SHORT PROBLEM -
Copy the lines of the data below exactly, starting at the first and stopping after the line that contains "var labelY = [1.039, 1.023, 1.039];"; include no pictures.

INFORMATION SUPPLIED -

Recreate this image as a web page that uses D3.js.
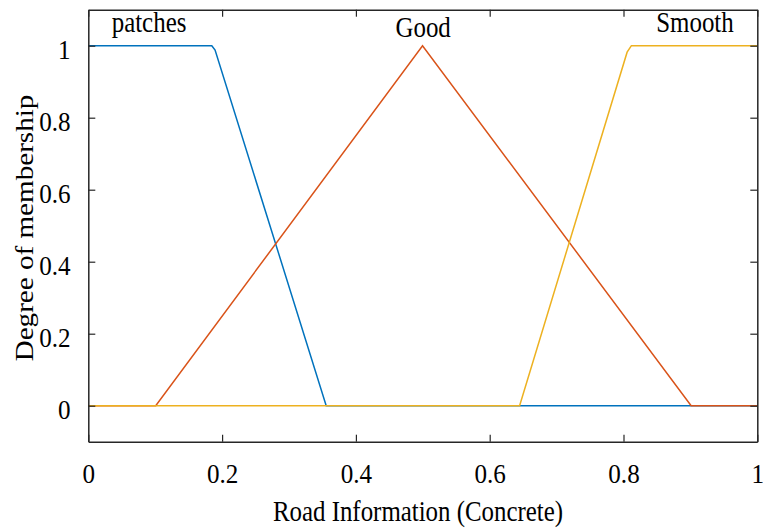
<!DOCTYPE html>
<html>
<head>
<meta charset="utf-8">
<script src="https://cdn.jsdelivr.net/npm/d3@7"></script>
<style>
  body { margin: 0; background: #fff; }
  text { font-family: "Liberation Serif", "Times New Roman", serif; fill: #000; }
</style>
</head>
<body>
<div id="chart"></div>
<script>
// membership function break points
var patchesX = [0, 0.1846, 0.1895, 0.3556, 1];
var patchesY = [1, 1, 0.988, 0, 0];
var goodX = [0, 0.1008, 0.4996, 0.9011, 1];
var goodY = [0, 0, 1, 0, 0];
var smoothX = [0, 0.6447, 0.8054, 0.8118, 1];
var smoothY = [0, 0, 0.982, 1, 1];

var labelNames = ["patches", "Good", "Smooth"];
var labelX = [0.0908, 0.5005, 0.9068];
var labelY = [1.039, 1.023, 1.039];

var xTicks = [0, 0.2, 0.4, 0.6, 0.8, 1];
var yTicks = [0, 0.2, 0.4, 0.6, 0.8, 1];

var margin = { top: 9.7, right: 5.7, bottom: 87.3, left: 88.3 },
  width = 763 - margin.left - margin.right,
  height = 529 - margin.top - margin.bottom;

var svg = d3.select("#chart")
  .append("svg")
  .attr("width", 763)
  .attr("height", 529);

var chart = svg.append("g")
  .attr("transform", "translate(" + margin.left + "," + margin.top + ")");

var x = d3.scaleLinear().domain([0, 1]).range([0, width]);
var y = d3.scaleLinear().domain([-0.1, 1.1]).range([height, 0]);

var fmt = function (d) { return d3.format("~g")(d); };

// curves: blue, red, yellow in that drawing order
var series = [
  { xs: patchesX, ys: patchesY, color: "#0072BD" },
  { xs: goodX, ys: goodY, color: "#D95319" },
  { xs: smoothX, ys: smoothY, color: "#EDB120" }
];
var line = d3.line()
  .x(function (d) { return x(d[0]); })
  .y(function (d) { return y(d[1]); });

series.forEach(function (s) {
  chart.append("path")
    .datum(d3.zip(s.xs, s.ys))
    .attr("fill", "none")
    .attr("stroke", s.color)
    .attr("stroke-width", 1.5)
    .attr("d", line);
});

// axes with inward ticks on all four sides
var axisColor = "#262626";
var axBottom = chart.append("g")
  .attr("transform", "translate(0," + height + ")")
  .call(d3.axisBottom(x).tickValues(xTicks).tickFormat(fmt).tickSizeInner(-7).tickSizeOuter(0).tickPadding(22));
var axLeft = chart.append("g")
  .call(d3.axisLeft(y).tickValues(yTicks).tickFormat(fmt).tickSizeInner(-7).tickSizeOuter(0).tickPadding(19));
var axTop = chart.append("g")
  .call(d3.axisTop(x).tickValues(xTicks).tickFormat("").tickSizeInner(-7).tickSizeOuter(0));
var axRight = chart.append("g")
  .attr("transform", "translate(" + width + ",0)")
  .call(d3.axisRight(y).tickValues(yTicks).tickFormat("").tickSizeInner(-7).tickSizeOuter(0));

[axBottom, axLeft, axTop, axRight].forEach(function (a) {
  a.attr("font-family", null);
  a.select(".domain").attr("stroke", axisColor).attr("stroke-width", 1.5);
  a.selectAll(".tick line").attr("stroke", axisColor).attr("stroke-width", 1.2);
});

axBottom.selectAll(".tick text")
  .attr("font-size", 27)
  .attr("fill", "#000")
  .attr("dy", "0.71em")
  .attr("transform", "scale(0.93,1)");
axLeft.selectAll(".tick text")
  .attr("font-size", 27)
  .attr("fill", "#000")
  .attr("dy", "0.46em")
  .attr("transform", "scale(0.93,1)");

// curve names
labelNames.forEach(function (name, i) {
  chart.append("text")
    .attr("transform", "translate(" + x(labelX[i]) + "," + y(labelY[i]) + ") scale(0.86,1)")
    .attr("text-anchor", "middle")
    .attr("font-size", 29)
    .text(name);
});

// axis titles
svg.append("text")
  .attr("transform", "translate(418,521) scale(0.83,1)")
  .attr("text-anchor", "middle")
  .attr("font-size", 30)
  .text("Road Information (Concrete)");

svg.append("text")
  .attr("transform", "translate(33,228) rotate(-90) scale(1.12,1)")
  .attr("text-anchor", "middle")
  .attr("font-size", 26)
  .text("Degree of membership");
</script>
</body>
</html>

REPLY -
Recreate this image as a web page that uses D3.js.
<!DOCTYPE html>
<html>
<head>
<meta charset="utf-8">
<script src="https://cdn.jsdelivr.net/npm/d3@7"></script>
<style>
  body { margin: 0; background: #fff; }
  text { font-family: "Liberation Serif", "Times New Roman", serif; fill: #000; }
</style>
</head>
<body>
<div id="chart"></div>
<script>
// membership function break points
var patchesX = [0, 0.1846, 0.1895, 0.3556, 1];
var patchesY = [1, 1, 0.988, 0, 0];
var goodX = [0, 0.1008, 0.4996, 0.9011, 1];
var goodY = [0, 0, 1, 0, 0];
var smoothX = [0, 0.6447, 0.8054, 0.8118, 1];
var smoothY = [0, 0, 0.982, 1, 1];

var labelNames = ["patches", "Good", "Smooth"];
var labelX = [0.0908, 0.5005, 0.9068];
var labelY = [1.039, 1.023, 1.039];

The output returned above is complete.